Briefly bailed on this at the 20-minute mark, because it seemed to be getting bogged down in its nonsensical plot at the expense of both comedy and action. A quick skim of reviews suggested otherwise, though (e.g. Gleiberman: "The plot...is just a MacGuffin, a frame on which to hang the hijinks. The movie is all jokes and movement"), plus I knew that I'd likely have to come back to it down the road, which would entail sitting through all that exposition a second time. Onward! To even more nonsensical exposition!* Terrific when it's funny (Peña once again repeatedly steals the movie, radiating sheer delight when shouting a line as simple as "Ohhh, you got Pezzed!"), monotonous when it's pretending to care about Ghost's pain or serving up a tech-hungry Boyd Crowder. The most inspired idea by far was making the actual MacGuffin an entire laboratory building shrunk to the size of a small suitcase, complete with collapsible handle and wheels; in general, Reed and the F/X team have more fun scaling inanimate objects (salt shaker, Hot Wheels car) up and down than they do switching back and forth between The Incredible Shrinking Man and Attack of the 50 Foot Woman. Still, all the money they threw at those sequences seems a bit of a waste, since what I'll mostly remember from this movie is Luis breathlessly explaining that Chicanos love Morrissey because they relate to his melancholy ballads, or Randall Park's FBI agent being informed that they have a lead and turning away from an online course in close-up magic to reply "Ooo. Love leads." In fact, just give me a non-superhero comedy centered on those two characters. The world seems ready for it.

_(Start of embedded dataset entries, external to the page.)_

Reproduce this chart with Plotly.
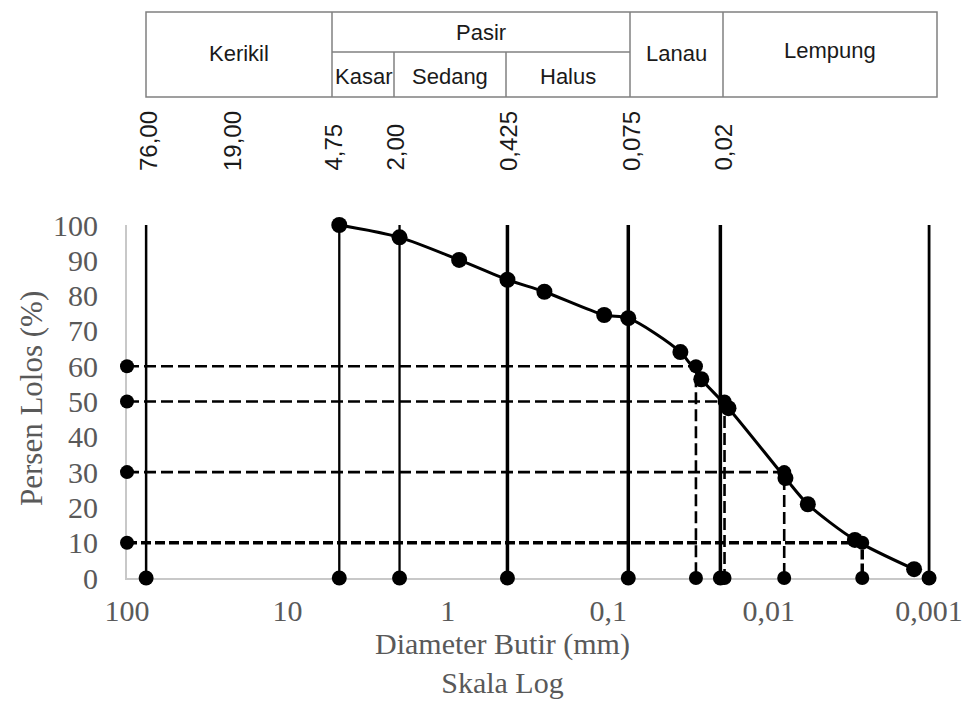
import plotly.graph_objects as go

# ---------------- data ----------------
diameter_mm = [4.75, 2.0, 0.85, 0.425, 0.25, 0.106, 0.075, 0.0355, 0.0263, 0.0178,
               0.00786, 0.0057, 0.0029, 0.00124]
percent_pass = [100, 96.5, 90.1, 84.5, 81.1, 74.5, 73.6, 64.0, 56.3, 48.1,
                28.3, 20.9, 10.8, 2.5]

boundary_sizes = [76, 4.75, 2.0, 0.425, 0.075, 0.02, 0.001]
boundary_widths = [2.5, 2.3, 2.3, 3.5, 3.5, 3.5, 2.8]

d_levels = [60, 50, 30, 10]
d_values = [0.0284, 0.01884, 0.0080, 0.00261]

x_tickvals = [100, 10, 1, 0.1, 0.01, 0.001]
x_ticktext = ["100", "10", "1", "0,1", "0,01", "0,001"]
y_tickvals = list(range(0, 101, 10))

header_size_labels = ["76,00", "19,00", "4,75", "2,00", "0,425", "0,075", "0,02"]

# ---------------- layout geometry (pixels) ----------------
FW, FH = 968, 722
L, R, T, B = 127, 37, 225, 144
PW = FW - L - R
PH = FH - T - B
Y0 = FH - B


def xp(p):
    return (p - L) / PW


def yp(p):
    return (Y0 - p) / PH


SERIF = "Liberation Serif, Times New Roman, serif"
SANS = "Liberation Sans, Arial, sans-serif"
GRAY = "#595959"
INK = "#1a1a1a"

fig = go.Figure()

# boundary vertical lines
for d, w in zip(boundary_sizes, boundary_widths):
    fig.add_trace(go.Scatter(
        x=[d, d], y=[0, 100], mode="lines",
        line=dict(color="black", width=w),
        showlegend=False, hoverinfo="skip"))
fig.add_trace(go.Scatter(
    x=boundary_sizes, y=[0] * len(boundary_sizes), mode="markers",
    marker=dict(color="black", size=15), cliponaxis=False,
    showlegend=False, hoverinfo="skip"))

# D60 / D50 / D30 / D10 construction lines
for lvl, d in zip(d_levels, d_values):
    wid = 3.5 if lvl == 10 else 2.6
    dash = "10px,4px" if lvl == 10 else "12px,5px"
    fig.add_trace(go.Scatter(
        x=[100, d, d], y=[lvl, lvl, 0], mode="lines",
        line=dict(color="black", width=wid, dash=dash),
        showlegend=False, hoverinfo="skip"))
    fig.add_trace(go.Scatter(
        x=[100, d, d], y=[lvl, lvl, 0], mode="markers",
        marker=dict(color="black", size=14), cliponaxis=False,
        showlegend=False, hoverinfo="skip"))

# gradation curve
fig.add_trace(go.Scatter(
    x=diameter_mm, y=percent_pass, mode="lines",
    line=dict(color="black", width=3, shape="spline", smoothing=0.8),
    showlegend=False, hoverinfo="skip"))
fig.add_trace(go.Scatter(
    x=diameter_mm, y=percent_pass, mode="markers",
    marker=dict(color="black", size=16), cliponaxis=False,
    showlegend=False))

# ---------------- header table ----------------
LC = "#808080"
LW = 1.5
top, mid, bot = 12, 52, 97
xs = dict(a=146, b=332, c=394, d=506, e=630, f=723, g=937)


def seg(x0, y0, x1, y1):
    fig.add_shape(type="line", xref="paper", yref="paper",
                  x0=xp(x0), y0=yp(y0), x1=xp(x1), y1=yp(y1),
                  line=dict(color=LC, width=LW))


fig.add_shape(type="rect", xref="paper", yref="paper",
              x0=xp(xs["a"]), y0=yp(bot), x1=xp(xs["g"]), y1=yp(top),
              line=dict(color=LC, width=LW))
seg(xs["b"], top, xs["b"], bot)
seg(xs["e"], top, xs["e"], bot)
seg(xs["f"], top, xs["f"], bot)
seg(xs["b"], mid, xs["e"], mid)
seg(xs["c"], mid, xs["c"], bot)
seg(xs["d"], mid, xs["d"], bot)

header_texts = [
    ("Kerikil", (xs["a"] + xs["b"]) / 2, 53),
    ("Pasir", (xs["b"] + xs["e"]) / 2, 33),
    ("Kasar", (xs["b"] + xs["c"]) / 2, 76),
    ("Sedang", (xs["c"] + xs["d"]) / 2, 76),
    ("Halus", (xs["d"] + xs["e"]) / 2, 76),
    ("Lanau", (xs["e"] + xs["f"]) / 2, 53),
    ("Lempung", (xs["f"] + xs["g"]) / 2, 50),
]
for txt, cx, cy in header_texts:
    fig.add_annotation(text=txt, xref="paper", yref="paper", x=xp(cx), y=yp(cy),
                       xanchor="center", yanchor="middle", showarrow=False,
                       font=dict(family=SANS, size=22, color=INK))

label_px = [148, 232, 333, 395, 508, 631, 723]
for txt, cx in zip(header_size_labels, label_px):
    fig.add_annotation(text=txt, xref="paper", yref="paper", x=xp(cx), y=yp(173),
                       xanchor="center", yanchor="bottom", textangle=-90,
                       showarrow=False, font=dict(family=SANS, size=24, color=INK))

# axis titles
fig.add_annotation(text="Persen Lolos (%)", xref="paper", yref="paper",
                   x=xp(31), y=yp(399), xanchor="center", yanchor="middle",
                   textangle=-90, showarrow=False,
                   font=dict(family=SERIF, size=31, color=GRAY))
fig.add_annotation(text="Diameter Butir (mm)<br>Skala Log", xref="paper", yref="paper",
                   x=xp(502), y=yp(663), xanchor="center", yanchor="middle",
                   showarrow=False, font=dict(family=SERIF, size=30, color=GRAY))

fig.update_xaxes(type="log", range=[2, -3.012], tickvals=x_tickvals, ticktext=x_ticktext,
                 showgrid=False, zeroline=False, showline=True, linecolor="#C8C8C8",
                 linewidth=2, ticks="", ticklabelstandoff=5, automargin=False,
                 layer="below traces",
                 tickfont=dict(family=SERIF, size=30, color=GRAY))
fig.update_yaxes(range=[0, 100], tickvals=y_tickvals, showgrid=False, zeroline=False,
                 showline=True, linecolor="#C8C8C8", linewidth=2, ticks="",
                 ticklabelstandoff=21, automargin=False, layer="below traces",
                 tickfont=dict(family=SERIF, size=30, color=GRAY))

fig.update_layout(width=FW, height=FH, margin=dict(l=L, r=R, t=T, b=B),
                  plot_bgcolor="white", paper_bgcolor="white", showlegend=False)

fig.write_html("out.html")
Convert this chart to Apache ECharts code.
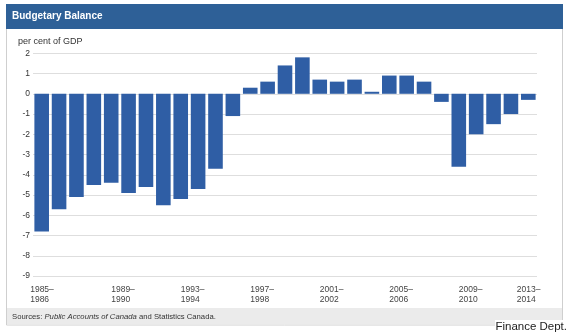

* Just as a f'rinstance: Janet, having taken over Scott's body, informs Hank and Hope that they have just two hours to rescue her from the quantum realm—the next such opportunity will be a century away. And why is that, exactly? Remember, she was only able to make contact, after 30 freakin' years doing who knows what, because Scott went subatomic and made it back. Did he coincidentally happen to do so during some brief once-per-century window? Whence this ticking clock? From writers half-assing an artificial sense of urgency, that's...whence.